Each line of the listing must be transcribed exactly, except for the images, which should be excluded.

"""

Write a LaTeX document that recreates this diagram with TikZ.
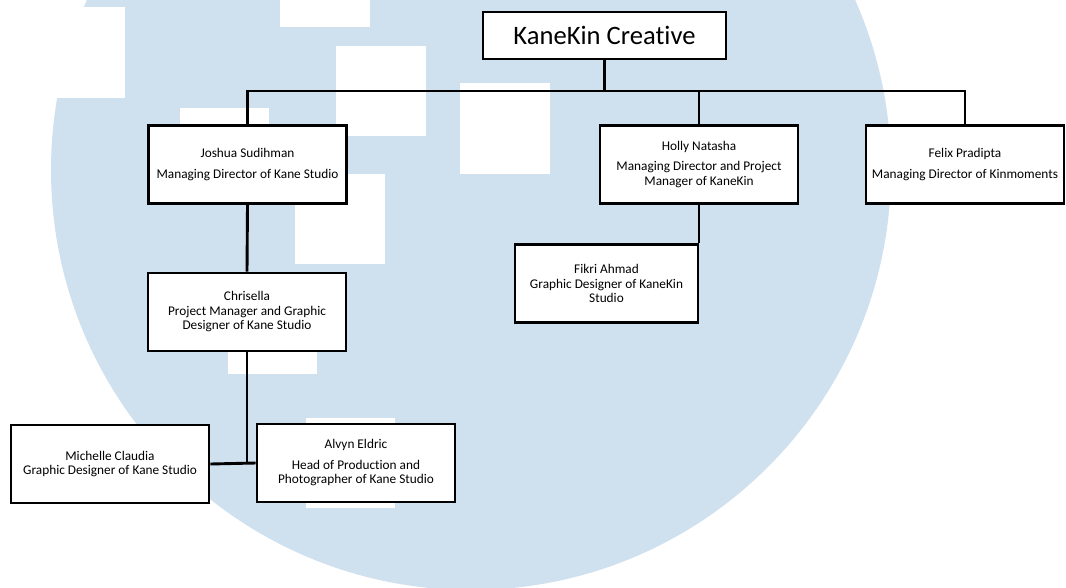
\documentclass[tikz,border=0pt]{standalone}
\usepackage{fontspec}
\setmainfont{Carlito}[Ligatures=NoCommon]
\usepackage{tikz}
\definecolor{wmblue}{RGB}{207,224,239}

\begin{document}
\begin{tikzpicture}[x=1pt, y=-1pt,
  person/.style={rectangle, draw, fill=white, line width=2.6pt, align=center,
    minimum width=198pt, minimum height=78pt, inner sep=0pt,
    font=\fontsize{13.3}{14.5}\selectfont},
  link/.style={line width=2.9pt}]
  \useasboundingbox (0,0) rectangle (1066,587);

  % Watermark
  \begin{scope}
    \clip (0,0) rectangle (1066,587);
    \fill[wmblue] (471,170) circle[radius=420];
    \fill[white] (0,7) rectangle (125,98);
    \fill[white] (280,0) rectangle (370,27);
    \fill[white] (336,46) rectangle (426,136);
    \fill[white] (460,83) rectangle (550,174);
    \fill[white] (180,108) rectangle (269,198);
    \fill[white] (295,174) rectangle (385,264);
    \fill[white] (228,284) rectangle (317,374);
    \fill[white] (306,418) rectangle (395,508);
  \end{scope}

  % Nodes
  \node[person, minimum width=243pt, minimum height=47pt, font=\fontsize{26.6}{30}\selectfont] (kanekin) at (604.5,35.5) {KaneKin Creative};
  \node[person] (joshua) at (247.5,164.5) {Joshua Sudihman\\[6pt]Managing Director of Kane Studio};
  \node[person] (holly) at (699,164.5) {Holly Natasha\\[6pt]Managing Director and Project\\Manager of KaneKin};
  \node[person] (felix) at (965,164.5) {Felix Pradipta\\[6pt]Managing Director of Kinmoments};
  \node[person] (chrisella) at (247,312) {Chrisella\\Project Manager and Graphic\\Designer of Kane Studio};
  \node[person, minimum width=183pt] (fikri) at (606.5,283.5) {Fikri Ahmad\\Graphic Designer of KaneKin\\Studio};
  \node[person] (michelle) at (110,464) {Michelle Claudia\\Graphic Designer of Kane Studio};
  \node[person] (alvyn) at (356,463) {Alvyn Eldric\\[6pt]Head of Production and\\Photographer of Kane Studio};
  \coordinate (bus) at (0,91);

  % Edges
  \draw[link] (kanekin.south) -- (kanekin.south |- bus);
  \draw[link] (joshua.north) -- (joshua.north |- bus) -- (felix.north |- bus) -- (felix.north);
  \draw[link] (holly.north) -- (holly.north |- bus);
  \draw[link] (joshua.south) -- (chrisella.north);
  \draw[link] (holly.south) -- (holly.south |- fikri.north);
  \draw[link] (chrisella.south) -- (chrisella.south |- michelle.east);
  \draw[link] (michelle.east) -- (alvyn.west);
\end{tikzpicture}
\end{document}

"""

| ANSWER TO THIS EXERCISE |
Write a LaTeX document that recreates this diagram with TikZ.
\documentclass[tikz,border=0pt]{standalone}
\usepackage{fontspec}
\setmainfont{Carlito}[Ligatures=NoCommon]
\usepackage{tikz}
\definecolor{wmblue}{RGB}{207,224,239}

\begin{document}
\begin{tikzpicture}[x=1pt, y=-1pt,
  person/.style={rectangle, draw, fill=white, line width=2.6pt, align=center,
    minimum width=198pt, minimum height=78pt, inner sep=0pt,
    font=\fontsize{13.3}{14.5}\selectfont},
  link/.style={line width=2.9pt}]
  \useasboundingbox (0,0) rectangle (1066,587);

  % Watermark
  \begin{scope}
    \clip (0,0) rectangle (1066,587);
    \fill[wmblue] (471,170) circle[radius=420];
    \fill[white] (0,7) rectangle (125,98);
    \fill[white] (280,0) rectangle (370,27);
    \fill[white] (336,46) rectangle (426,136);
    \fill[white] (460,83) rectangle (550,174);
    \fill[white] (180,108) rectangle (269,198);
    \fill[white] (295,174) rectangle (385,264);
    \fill[white] (228,284) rectangle (317,374);
    \fill[white] (306,418) rectangle (395,508);
  \end{scope}

  % Nodes
  \node[person, minimum width=243pt, minimum height=47pt, font=\fontsize{26.6}{30}\selectfont] (kanekin) at (604.5,35.5) {KaneKin Creative};
  \node[person] (joshua) at (247.5,164.5) {Joshua Sudihman\\[6pt]Managing Director of Kane Studio};
  \node[person] (holly) at (699,164.5) {Holly Natasha\\[6pt]Managing Director and Project\\Manager of KaneKin};
  \node[person] (felix) at (965,164.5) {Felix Pradipta\\[6pt]Managing Director of Kinmoments};
  \node[person] (chrisella) at (247,312) {Chrisella\\Project Manager and Graphic\\Designer of Kane Studio};
  \node[person, minimum width=183pt] (fikri) at (606.5,283.5) {Fikri Ahmad\\Graphic Designer of KaneKin\\Studio};
  \node[person] (michelle) at (110,464) {Michelle Claudia\\Graphic Designer of Kane Studio};
  \node[person] (alvyn) at (356,463) {Alvyn Eldric\\[6pt]Head of Production and\\Photographer of Kane Studio};
  \coordinate (bus) at (0,91);

  % Edges
  \draw[link] (kanekin.south) -- (kanekin.south |- bus);
  \draw[link] (joshua.north) -- (joshua.north |- bus) -- (felix.north |- bus) -- (felix.north);
  \draw[link] (holly.north) -- (holly.north |- bus);
  \draw[link] (joshua.south) -- (chrisella.north);
  \draw[link] (holly.south) -- (holly.south |- fikri.north);
  \draw[link] (chrisella.south) -- (chrisella.south |- michelle.east);
  \draw[link] (michelle.east) -- (alvyn.west);
\end{tikzpicture}
\end{document}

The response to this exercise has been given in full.